## begin MATERIAL

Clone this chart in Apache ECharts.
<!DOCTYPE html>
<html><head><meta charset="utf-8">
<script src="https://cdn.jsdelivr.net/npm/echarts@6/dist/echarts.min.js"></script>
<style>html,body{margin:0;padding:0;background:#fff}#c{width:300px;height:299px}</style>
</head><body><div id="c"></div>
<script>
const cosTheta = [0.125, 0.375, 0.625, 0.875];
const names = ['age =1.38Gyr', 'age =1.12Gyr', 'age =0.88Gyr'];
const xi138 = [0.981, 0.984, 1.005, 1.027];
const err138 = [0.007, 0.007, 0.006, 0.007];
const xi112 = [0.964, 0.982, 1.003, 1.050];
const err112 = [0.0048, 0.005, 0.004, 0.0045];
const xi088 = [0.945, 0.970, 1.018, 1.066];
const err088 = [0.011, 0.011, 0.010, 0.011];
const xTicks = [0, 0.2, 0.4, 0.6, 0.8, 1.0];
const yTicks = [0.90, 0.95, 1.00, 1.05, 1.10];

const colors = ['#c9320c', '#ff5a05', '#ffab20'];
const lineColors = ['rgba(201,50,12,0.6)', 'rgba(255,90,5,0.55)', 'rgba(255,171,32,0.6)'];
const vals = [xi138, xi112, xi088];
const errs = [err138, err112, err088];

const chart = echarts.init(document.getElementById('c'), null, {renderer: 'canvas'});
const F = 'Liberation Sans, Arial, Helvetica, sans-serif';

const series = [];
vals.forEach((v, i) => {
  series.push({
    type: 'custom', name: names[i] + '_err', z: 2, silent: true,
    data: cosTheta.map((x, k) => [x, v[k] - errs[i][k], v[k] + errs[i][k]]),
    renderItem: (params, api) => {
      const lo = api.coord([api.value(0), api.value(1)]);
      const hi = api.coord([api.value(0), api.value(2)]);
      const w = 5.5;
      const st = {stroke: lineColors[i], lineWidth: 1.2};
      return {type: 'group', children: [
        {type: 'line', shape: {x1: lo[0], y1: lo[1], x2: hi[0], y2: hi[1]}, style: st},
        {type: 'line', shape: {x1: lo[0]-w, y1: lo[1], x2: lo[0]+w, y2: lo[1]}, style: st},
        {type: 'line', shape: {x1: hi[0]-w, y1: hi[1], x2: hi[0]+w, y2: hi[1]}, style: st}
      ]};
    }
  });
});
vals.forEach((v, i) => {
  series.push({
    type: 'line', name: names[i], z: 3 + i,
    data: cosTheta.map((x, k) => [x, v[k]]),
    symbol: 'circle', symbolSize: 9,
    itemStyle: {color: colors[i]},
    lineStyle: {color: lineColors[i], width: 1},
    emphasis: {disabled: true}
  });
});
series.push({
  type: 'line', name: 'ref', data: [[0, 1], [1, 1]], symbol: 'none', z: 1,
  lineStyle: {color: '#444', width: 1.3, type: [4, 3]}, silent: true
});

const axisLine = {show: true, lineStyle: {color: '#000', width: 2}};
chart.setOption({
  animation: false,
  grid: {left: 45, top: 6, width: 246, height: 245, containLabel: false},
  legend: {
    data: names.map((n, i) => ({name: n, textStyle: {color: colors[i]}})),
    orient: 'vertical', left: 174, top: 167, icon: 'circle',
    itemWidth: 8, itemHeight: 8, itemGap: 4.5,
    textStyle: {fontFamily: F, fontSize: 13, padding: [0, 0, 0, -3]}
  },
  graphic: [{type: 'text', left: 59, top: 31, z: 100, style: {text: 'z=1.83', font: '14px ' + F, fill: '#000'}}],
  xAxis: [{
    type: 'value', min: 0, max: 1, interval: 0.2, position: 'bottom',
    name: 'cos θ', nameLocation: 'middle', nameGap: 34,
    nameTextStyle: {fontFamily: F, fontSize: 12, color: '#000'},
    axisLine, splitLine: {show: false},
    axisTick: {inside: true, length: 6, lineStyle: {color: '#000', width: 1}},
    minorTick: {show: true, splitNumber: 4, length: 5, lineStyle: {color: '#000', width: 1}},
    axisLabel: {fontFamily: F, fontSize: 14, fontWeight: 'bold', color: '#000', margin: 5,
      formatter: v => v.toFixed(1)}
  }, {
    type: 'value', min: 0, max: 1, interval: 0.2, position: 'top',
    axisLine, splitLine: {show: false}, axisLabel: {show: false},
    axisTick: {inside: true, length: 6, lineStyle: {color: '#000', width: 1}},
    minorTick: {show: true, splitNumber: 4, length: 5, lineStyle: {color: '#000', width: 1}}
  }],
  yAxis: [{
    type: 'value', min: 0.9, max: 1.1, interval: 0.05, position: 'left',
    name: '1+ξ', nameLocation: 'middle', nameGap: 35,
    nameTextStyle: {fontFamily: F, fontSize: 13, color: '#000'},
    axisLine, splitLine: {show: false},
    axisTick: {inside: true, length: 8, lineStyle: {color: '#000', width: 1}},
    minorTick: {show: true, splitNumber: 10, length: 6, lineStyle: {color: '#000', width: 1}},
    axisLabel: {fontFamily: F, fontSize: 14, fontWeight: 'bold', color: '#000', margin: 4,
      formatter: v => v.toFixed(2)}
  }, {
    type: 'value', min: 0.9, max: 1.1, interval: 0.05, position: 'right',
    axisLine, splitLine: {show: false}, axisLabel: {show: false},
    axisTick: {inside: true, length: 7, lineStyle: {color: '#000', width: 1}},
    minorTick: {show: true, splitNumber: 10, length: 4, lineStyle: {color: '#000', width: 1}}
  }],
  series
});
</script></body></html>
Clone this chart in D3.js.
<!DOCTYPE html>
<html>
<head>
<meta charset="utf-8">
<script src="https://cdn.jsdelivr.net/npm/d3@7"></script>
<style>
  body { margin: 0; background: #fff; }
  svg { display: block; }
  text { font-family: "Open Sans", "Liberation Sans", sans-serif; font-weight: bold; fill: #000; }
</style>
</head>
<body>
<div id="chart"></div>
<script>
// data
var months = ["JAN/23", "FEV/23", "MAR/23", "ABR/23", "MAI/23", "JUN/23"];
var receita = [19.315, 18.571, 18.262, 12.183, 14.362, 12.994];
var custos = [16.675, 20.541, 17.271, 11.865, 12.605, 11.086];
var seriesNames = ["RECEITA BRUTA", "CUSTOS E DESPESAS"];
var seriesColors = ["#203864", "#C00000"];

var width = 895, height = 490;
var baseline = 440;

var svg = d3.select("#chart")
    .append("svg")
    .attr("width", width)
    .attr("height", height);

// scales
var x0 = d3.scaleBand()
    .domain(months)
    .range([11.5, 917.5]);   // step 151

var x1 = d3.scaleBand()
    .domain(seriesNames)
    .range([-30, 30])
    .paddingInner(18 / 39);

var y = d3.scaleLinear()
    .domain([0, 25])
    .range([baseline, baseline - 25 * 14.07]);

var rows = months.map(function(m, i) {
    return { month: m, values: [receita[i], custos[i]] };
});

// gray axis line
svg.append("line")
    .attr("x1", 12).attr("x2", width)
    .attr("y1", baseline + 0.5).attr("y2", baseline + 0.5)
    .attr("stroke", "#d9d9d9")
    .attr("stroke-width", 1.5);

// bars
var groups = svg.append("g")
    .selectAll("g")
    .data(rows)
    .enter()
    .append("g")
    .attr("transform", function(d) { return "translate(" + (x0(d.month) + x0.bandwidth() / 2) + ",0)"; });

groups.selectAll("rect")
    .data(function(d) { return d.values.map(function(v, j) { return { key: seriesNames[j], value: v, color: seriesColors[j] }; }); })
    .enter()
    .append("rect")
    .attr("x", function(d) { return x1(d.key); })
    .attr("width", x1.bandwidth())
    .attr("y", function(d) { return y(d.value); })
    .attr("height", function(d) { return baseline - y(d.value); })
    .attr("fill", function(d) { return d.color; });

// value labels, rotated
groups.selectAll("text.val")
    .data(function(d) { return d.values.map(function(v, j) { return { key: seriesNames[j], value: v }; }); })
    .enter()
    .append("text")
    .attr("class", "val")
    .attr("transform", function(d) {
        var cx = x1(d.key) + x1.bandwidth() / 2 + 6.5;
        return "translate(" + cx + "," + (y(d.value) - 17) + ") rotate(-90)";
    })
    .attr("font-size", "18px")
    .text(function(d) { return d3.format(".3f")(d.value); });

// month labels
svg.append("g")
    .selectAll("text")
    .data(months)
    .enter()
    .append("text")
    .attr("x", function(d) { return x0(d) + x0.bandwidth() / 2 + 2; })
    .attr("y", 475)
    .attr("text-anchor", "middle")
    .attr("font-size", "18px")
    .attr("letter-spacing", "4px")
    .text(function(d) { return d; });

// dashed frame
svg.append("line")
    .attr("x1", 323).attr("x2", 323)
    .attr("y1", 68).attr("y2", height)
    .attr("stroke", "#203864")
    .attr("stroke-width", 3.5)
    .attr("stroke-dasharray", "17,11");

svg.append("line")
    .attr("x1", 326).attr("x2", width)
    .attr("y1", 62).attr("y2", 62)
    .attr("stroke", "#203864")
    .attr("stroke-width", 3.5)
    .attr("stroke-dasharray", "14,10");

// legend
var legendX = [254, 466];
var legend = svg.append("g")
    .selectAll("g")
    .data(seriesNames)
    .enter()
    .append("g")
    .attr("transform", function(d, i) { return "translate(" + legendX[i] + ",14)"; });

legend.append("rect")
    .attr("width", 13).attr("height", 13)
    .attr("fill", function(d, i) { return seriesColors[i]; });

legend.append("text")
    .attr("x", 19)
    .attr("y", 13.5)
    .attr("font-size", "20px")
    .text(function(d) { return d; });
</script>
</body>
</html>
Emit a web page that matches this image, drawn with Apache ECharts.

## end MATERIAL

WHAT THE TASK ASKS:
In the listing above, locate the line containing "Clone this chart in D3.js." and the line containing "(x0(d.month) + x0.bandwidth()". Extract those two lines and every line between them, exactly as written, and only those.

FINAL RESULT:
Clone this chart in D3.js.
<!DOCTYPE html>
<html>
<head>
<meta charset="utf-8">
<script src="https://cdn.jsdelivr.net/npm/d3@7"></script>
<style>
  body { margin: 0; background: #fff; }
  svg { display: block; }
  text { font-family: "Open Sans", "Liberation Sans", sans-serif; font-weight: bold; fill: #000; }
</style>
</head>
<body>
<div id="chart"></div>
<script>
// data
var months = ["JAN/23", "FEV/23", "MAR/23", "ABR/23", "MAI/23", "JUN/23"];
var receita = [19.315, 18.571, 18.262, 12.183, 14.362, 12.994];
var custos = [16.675, 20.541, 17.271, 11.865, 12.605, 11.086];
var seriesNames = ["RECEITA BRUTA", "CUSTOS E DESPESAS"];
var seriesColors = ["#203864", "#C00000"];

var width = 895, height = 490;
var baseline = 440;

var svg = d3.select("#chart")
    .append("svg")
    .attr("width", width)
    .attr("height", height);

// scales
var x0 = d3.scaleBand()
    .domain(months)
    .range([11.5, 917.5]);   // step 151

var x1 = d3.scaleBand()
    .domain(seriesNames)
    .range([-30, 30])
    .paddingInner(18 / 39);

var y = d3.scaleLinear()
    .domain([0, 25])
    .range([baseline, baseline - 25 * 14.07]);

var rows = months.map(function(m, i) {
    return { month: m, values: [receita[i], custos[i]] };
});

// gray axis line
svg.append("line")
    .attr("x1", 12).attr("x2", width)
    .attr("y1", baseline + 0.5).attr("y2", baseline + 0.5)
    .attr("stroke", "#d9d9d9")
    .attr("stroke-width", 1.5);

// bars
var groups = svg.append("g")
    .selectAll("g")
    .data(rows)
    .enter()
    .append("g")
    .attr("transform", function(d) { return "translate(" + (x0(d.month) + x0.bandwidth() / 2) + ",0)"; });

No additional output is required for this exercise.